While Mexican society has always had a machismo strain of violence dating back to at least the time of the Spanish conquest, the current cartel wars have multiplied that violence into a different phenomenon. The best comparison, although on a smaller scale, is the way civil unrest exploded in Colombia with the growth of the cocaine market in the 1980s. Mexico’s violence is similar to – but much larger than – the gang violence that erupted in Chicago when millions of illegal alcohol dollars flooded the city. Greedy, ruthless men fought and killed to get their share of the loot. Without the money, violence in Mexico would quickly fade to the much lower historical levels, just as it did in Chicago with the repeal of prohibition.

If large amounts of money were removed from the equation, the demand for guns would decrease for a second reason: guns cost money. And the military-grade arms now in demand cost a lot of money. A single rifle like a Kalashnikov can cost up to a thousand dollars. Machine guns and rocket launchers go for much more. Without the illegal drug money, the cartels would be limited to guns more typical of a street criminal than the Pentagon quality arms they now use.

However, this proposal rests on two other questions: can the United States afford to purge its laws of drug prohibition and how much would those changes affect the Mexican cartels?

The U. S. not only can, but should, change its drug laws from ones based on prohibition to a new approach based on regulating and lowering demand. Almost no one doubts that the current prohibition approach – now ninety-five years old – has been an abject failure. More people are addicted to opiates today than were addicted in 1914; and marijuana, used by fewer than 100,000 people in 1937 when it was outlawed, has been used by over 40% of today’s adults. The latest FBI data shows over 1.6 million drug arrests in 2009, but anyone in America can easily buy any drug in any community in the country. The War on Drugs has cost over $1 trillion, and the only results are increased drug use, the highest imprisonment rate in the world, and high levels of violence and corruption. When one finds himself in the bottom of a deep hole, he should stop digging and look for a way out.
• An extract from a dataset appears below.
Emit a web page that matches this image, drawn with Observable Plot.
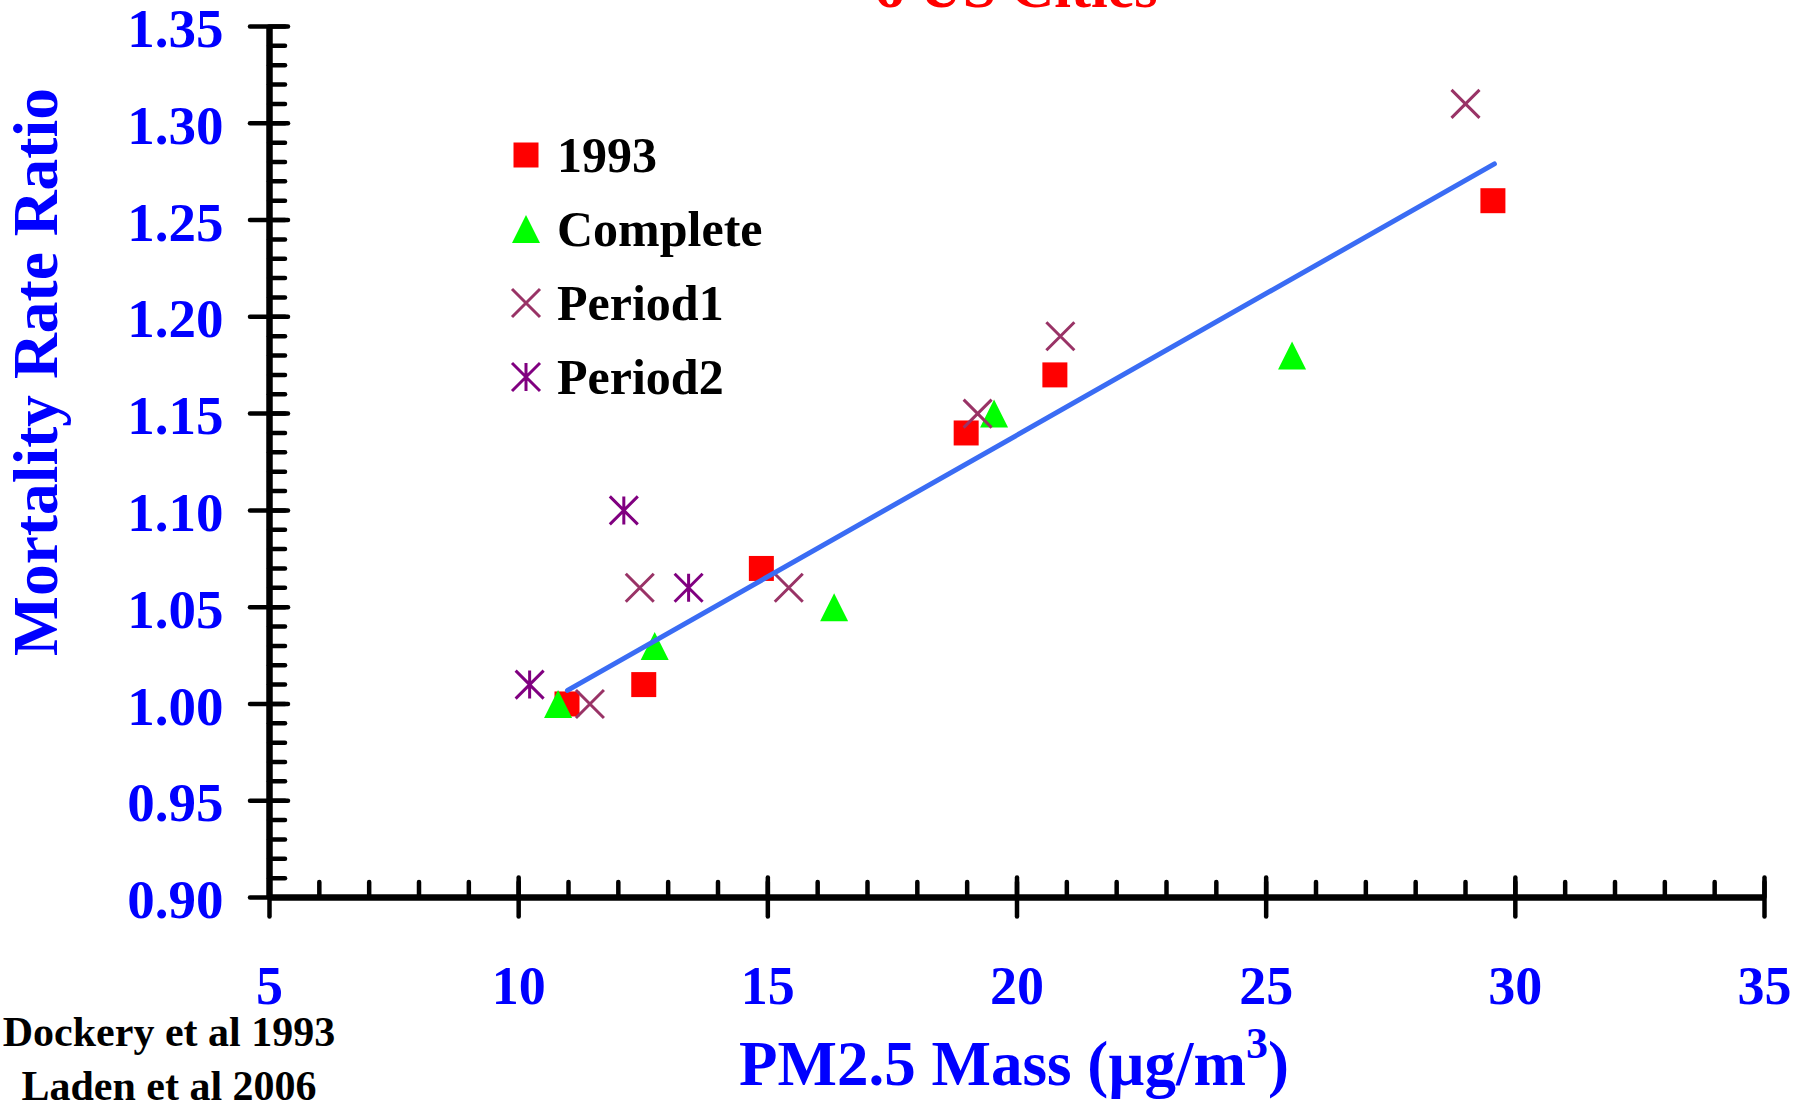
<!DOCTYPE html>
<html>
<head>
<meta charset="utf-8">
<script src="https://cdn.jsdelivr.net/npm/d3@7"></script>
<script src="https://cdn.jsdelivr.net/npm/@observablehq/plot@0.6"></script>
<style>
  html, body { margin: 0; padding: 0; background: #fff; }
  #wrap { position: relative; width: 1810px; height: 1100px; overflow: hidden; }
  #wrap > svg { position: absolute; left: 0; top: 0; }
  #legend { position: absolute; left: 511px; top: 118px; font-family: "Liberation Serif", serif; font-weight: bold; font-size: 50px; color: #000; }
  #legend .row { display: flex; align-items: center; height: 74px; }
  #legend .row svg { width: 30px; height: 30px; margin-right: 16px; flex: none; overflow: visible; }
  #legend .row span { white-space: nowrap; }
  #notes { position: absolute; left: 0; top: 0; pointer-events: none; }
</style>
</head>
<body>
<div id="wrap"></div>
<script>
// ---------------- data ----------------
const xTicks = [5, 10, 15, 20, 25, 30, 35];
const yTicks = [0.90, 0.95, 1.00, 1.05, 1.10, 1.15, 1.20, 1.25, 1.30, 1.35];
const xMinorTicks = d3.range(5, 36);
const yMinorTicks = d3.range(90, 136).map(d => d / 100);

const seriesNames = ["1993", "Complete", "Period1", "Period2"];

const pm1993 = [10.97, 12.51, 14.87, 18.98, 20.76, 29.55];
const mrr1993 = [1.00, 1.01, 1.07, 1.14, 1.17, 1.26];

const pmComplete = [10.79, 12.73, 16.33, 19.54, 25.52];
const mrrComplete = [1.00, 1.03, 1.05, 1.15, 1.18];

const pmPeriod1 = [11.43, 12.43, 15.42, 19.21, 20.87, 29.00];
const mrrPeriod1 = [1.00, 1.06, 1.06, 1.15, 1.19, 1.31];

const pmPeriod2 = [10.22, 12.11, 13.41];
const mrrPeriod2 = [1.01, 1.10, 1.06];

const pmFit = [10.98, 29.58];
const mrrFit = [1.007, 1.279];

// ---------------- helpers ----------------
const toRows = (xs, ys) => xs.map((x, i) => ({pm: x, mrr: ys[i]}));
const half = size => Math.sqrt(size / Math.PI);
const symSquare = {draw(c, s) { const r = half(s); c.rect(-r, -r, 2 * r, 2 * r); }};
const symTri = {draw(c, s) { const r = half(s); c.moveTo(0, -r); c.lineTo(r, r); c.lineTo(-r, r); c.closePath(); }};
const symTimes = {draw(c, s) { const r = half(s); c.moveTo(-r, -r); c.lineTo(r, r); c.moveTo(-r, r); c.lineTo(r, -r); }};
const symAst = {draw(c, s) { const r = half(s); c.moveTo(-r, -r); c.lineTo(r, r); c.moveTo(-r, r); c.lineTo(r, -r); c.moveTo(0, -r); c.lineTo(0, r); }};

const BLUE = "#0000FF";
const FONT = "Liberation Serif";
const styles = [
  {sym: symSquare, r: 12.5, fill: "#FF0000", stroke: "none", sw: 0},
  {sym: symTri, r: 14, fill: "#00FF00", stroke: "none", sw: 0},
  {sym: symTimes, r: 14, fill: "none", stroke: "#993366", sw: 3},
  {sym: symAst, r: 14, fill: "none", stroke: "#800080", sw: 3}
];
const seriesData = [
  toRows(pm1993, mrr1993),
  toRows(pmComplete, mrrComplete),
  toRows(pmPeriod1, mrrPeriod1),
  toRows(pmPeriod2, mrrPeriod2)
];

const tickStyle = {fill: "none", stroke: "#000", strokeWidth: 4.5, strokeLinecap: "round", label: null};

const plot = Plot.plot({
  width: 1810,
  height: 1100,
  marginLeft: 269,
  marginRight: 46,
  marginTop: 26,
  marginBottom: 203,
  x: {domain: [5, 35]},
  y: {domain: [0.90, 1.35]},
  style: {background: "transparent", fontFamily: FONT},
  marks: [
    Plot.axisY(yMinorTicks, {anchor: "left", tickSize: 16, dx: 16, ...tickStyle}),
    Plot.axisY(yTicks, {anchor: "left", tickSize: 38, dx: 19, ...tickStyle}),
    Plot.axisY(yTicks, {anchor: "left", tickSize: 0, tickPadding: 46, dy: 3, tickFormat: d3.format(".2f"),
      fill: BLUE, fontSize: 55, fontWeight: "bold", fontFamily: FONT, label: null}),
    Plot.axisX(xMinorTicks, {anchor: "bottom", tickSize: 15, dy: -15, ...tickStyle}),
    Plot.axisX(xTicks, {anchor: "bottom", tickSize: 39, dy: -19.5, ...tickStyle}),
    Plot.axisX(xTicks, {anchor: "bottom", tickSize: 0, tickPadding: 68, tickFormat: d3.format("d"),
      fill: BLUE, fontSize: 54, fontWeight: "bold", fontFamily: FONT, label: null}),
    Plot.ruleX([xTicks[0]], {stroke: "#000", strokeWidth: 6.5}),
    Plot.ruleY([yTicks[0]], {stroke: "#000", strokeWidth: 6.5}),
    ...seriesData.map((rows, i) => Plot.dot(rows, {
      x: "pm", y: "mrr", symbol: styles[i].sym, r: styles[i].r,
      fill: styles[i].fill, stroke: styles[i].stroke, strokeWidth: styles[i].sw
    })),
    Plot.line(toRows(pmFit, mrrFit), {x: "pm", y: "mrr", stroke: "#3A6CF4", strokeWidth: 5, strokeLinecap: "round"})
  ]
});

const wrap = document.getElementById("wrap");
wrap.appendChild(plot);

// ---------------- text annotations ----------------
const ns = "http://www.w3.org/2000/svg";
const notes = document.createElementNS(ns, "svg");
notes.setAttribute("id", "notes");
notes.setAttribute("width", 1810);
notes.setAttribute("height", 1100);
notes.innerHTML = `
  <text x="1016" y="7" text-anchor="middle" font-family="${FONT}" font-weight="bold" font-size="60" fill="#FF0000">6 US Cities</text>
  <text transform="translate(57,372) rotate(-90)" text-anchor="middle" font-family="${FONT}" font-weight="bold" font-size="63.5" fill="${BLUE}">Mortality Rate Ratio</text>
  <text x="1014" y="1085" text-anchor="middle" font-family="${FONT}" font-weight="bold" font-size="63" fill="${BLUE}">PM2.5 Mass (µg/m<tspan font-size="44" dy="-27">3</tspan><tspan dy="27">)</tspan></text>
  <text x="169" y="1046" text-anchor="middle" font-family="${FONT}" font-weight="bold" font-size="42" fill="#000">Dockery et al 1993</text>
  <text x="169" y="1100" text-anchor="middle" font-family="${FONT}" font-weight="bold" font-size="42" fill="#000">Laden et al 2006</text>
`;
wrap.appendChild(notes);

// ---------------- legend ----------------
const legend = document.createElement("div");
legend.id = "legend";
seriesNames.forEach((name, i) => {
  const st = styles[i];
  const p = d3.path();
  st.sym.draw(p, Math.PI * st.r * st.r);
  const row = document.createElement("div");
  row.className = "row";
  row.innerHTML = `<svg viewBox="-15 -15 30 30"><path d="${p.toString()}" fill="${st.fill}" stroke="${st.stroke}" stroke-width="${st.sw}"/></svg><span>${name}</span>`;
  legend.appendChild(row);
});
wrap.appendChild(legend);
</script>
</body>
</html>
Would changing American drug laws put the Mexican cartels out of business? Replacing prohibition with regulation would hurt the cartels in two ways.

First, illegal drug prices are at least ten times as high as the equivalent legal prices would be. The risk premiums associated with prohibition are the lure that attracts violent gangsters to the business in the first place. Legal heroin was sold for the same price as aspirin. Legal cocaine was cheap enough to be used as an ingredient in Coca-Cola and tooth powder. Marijuana is no harder to grow and process than broccoli. If ninety per cent or more of the money were withheld from the cartels, they would probably get out of the business. But even if they continued as dealers, they could not afford to buy black market military-grade arms.

More important, the very market supporting the cartels would probably disappear. Local American farmers can out produce and undersell Mexican competition. This displacement is already happening in California. Walgreens could buy legal cocaine directly from Colombia, bypassing the Mexican middlemen entirely – or they could grow and process it themselves in Hawai’i. Pharmacists already sell methamphetamine under the trade name Desoxyn. Mexican sources are just not needed.

The way to stop the arms traffic into Mexico is not to erect another form of prohibition scheme guaranteed to fail like all prohibitions must fail. The wise approach, instead, is to replace the current destructive prohibitions that fuel that traffic with a system of demand-oriented regulation controlling the demand side of the market.